Wireless CarPlay can also preserve a more OEM-style interior appearance. No cable visible across the center console, no repeated plugging into a delicate port, and no need to leave a charging lead permanently in place. In cars where cabin presentation matters as much as performance, that cleaner result has value.
That said, wireless is only as good as the module design, antenna placement, and vehicle-specific integration. A well-developed kit can perform very well. A generic solution can feel inconsistent, particularly in cars with challenging infotainment layouts or crowded electronic environments.
Reliability matters more than features
For exotic and luxury vehicles, reliability is usually more important than having every possible connection option. Most owners would rather have wired CarPlay that works every time than wireless CarPlay that works most of the time.

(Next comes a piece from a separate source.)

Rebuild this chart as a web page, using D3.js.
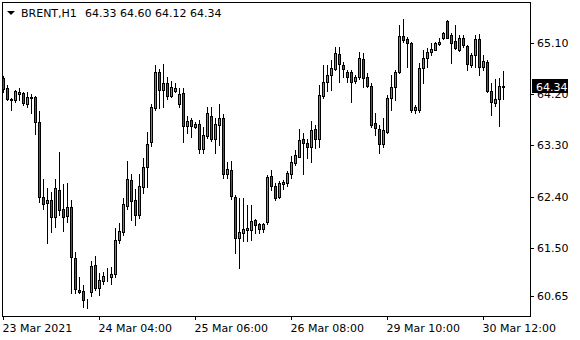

This is where product quality and fitment support become critical. Supercar infotainment systems are not all the same, even within one brand. A Ferrari platform may differ by production year, screen size, audio system, or factory navigation configuration. McLaren and Lamborghini systems can be even more sensitive to generation-specific hardware. A module that is described too broadly is a risk.
A proper solution should be designed around the exact factory system, not just the badge on the hood. That includes retention of OEM controls, correct screen switching, compatible audio routing, and stable operation after installation. For owners and workshops, this is usually the dividing line between a premium retrofit and a frustrating one.
Sound quality, call quality, and latency
One point that often gets overlooked in the wired or wireless CarPlay discussion is audio behavior. With a good system, both can perform well. But wired generally has the edge in consistency, especially where amplifier communication and source switching are involved.
On high-end factory audio systems, small differences become more noticeable. Audio delay, source handoff, and microphone performance all need to feel natural. If you are taking calls in a Bentley or using navigation prompts in a Porsche with factory premium audio, poor integration will stand out quickly.
Wireless CarPlay can introduce slightly more latency than wired. For most users, this is not a major issue with music or navigation. It can become more noticeable with call transitions, voice assistant timing, or occasional lag during startup. Whether that matters depends on your tolerance level and how refined the module implementation is.
Installation is not just about plugging in a box
In this market, installation quality is as important as the module itself. The expensive part is not only the hardware. It is the vehicle. Any upgrade needs to respect trim, connectors, factory wiring paths, and access procedures.
On many supercars and luxury cars, infotainment access is more involved than on mass-market vehicles. Dash components can be tightly packaged, trim materials are delicate, and replacement parts are costly. That is why buyers should think carefully before choosing low-cost universal kits or suppliers that cannot confirm exact compatibility.
A vehicle-specific CarPlay solution should come with clear fitment guidance and realistic installation expectations. Some cars are straightforward for an experienced installer. Others are better handled by a specialist workshop familiar with that brand. The right supplier should be able to explain the difference before purchase, not after a problem appears.
Which owners should choose wired?
If your priority is maximum stability, regular charging, and a more controlled troubleshooting path, wired CarPlay is often the right answer. It suits owners who drive longer distances, use navigation frequently, or want the lowest-risk setup in a valuable vehicle.
It is also a strong choice for workshops that need predictable outcomes across customer cars. When a client expects OEM-like behavior, fewer connection variables usually help.
Which owners should choose wireless?
If convenience is the priority and the module is properly engineered for the specific vehicle, wireless CarPlay can be an excellent upgrade. It suits owners who use the car casually, prefer a cleaner cabin, and value automatic connection over the added certainty of a cable.
It can also be the better option where the USB location is inconvenient or where the owner wants the most modern user experience without changing the original interior appearance.
The right answer depends on the car
There is no universal winner because the vehicle platform decides a lot of the outcome. A well-integrated wired solution in an older Aston Martin may outperform a wireless setup simply because the underlying factory system is less forgiving. In another case, a properly matched wireless module in a later Porsche may behave very well and suit the owner perfectly.
That is why the buying decision should start with the exact year, model, factory infotainment version, and installation goals. Ask whether the system retains factory controls. Ask how audio is handled. Ask whether both wired and wireless modes are available. Ask what support is provided if the car has a less common configuration.
For high-value vehicles, the best CarPlay upgrade is not the one with the longest feature list. It is the one that fits the platform correctly, installs cleanly, and works as expected every time you turn the key. If you are deciding between wired or wireless CarPlay, choose the version that matches the vehicle first and your habits second. That approach usually saves time, avoids repeat work, and protects the standard of the car.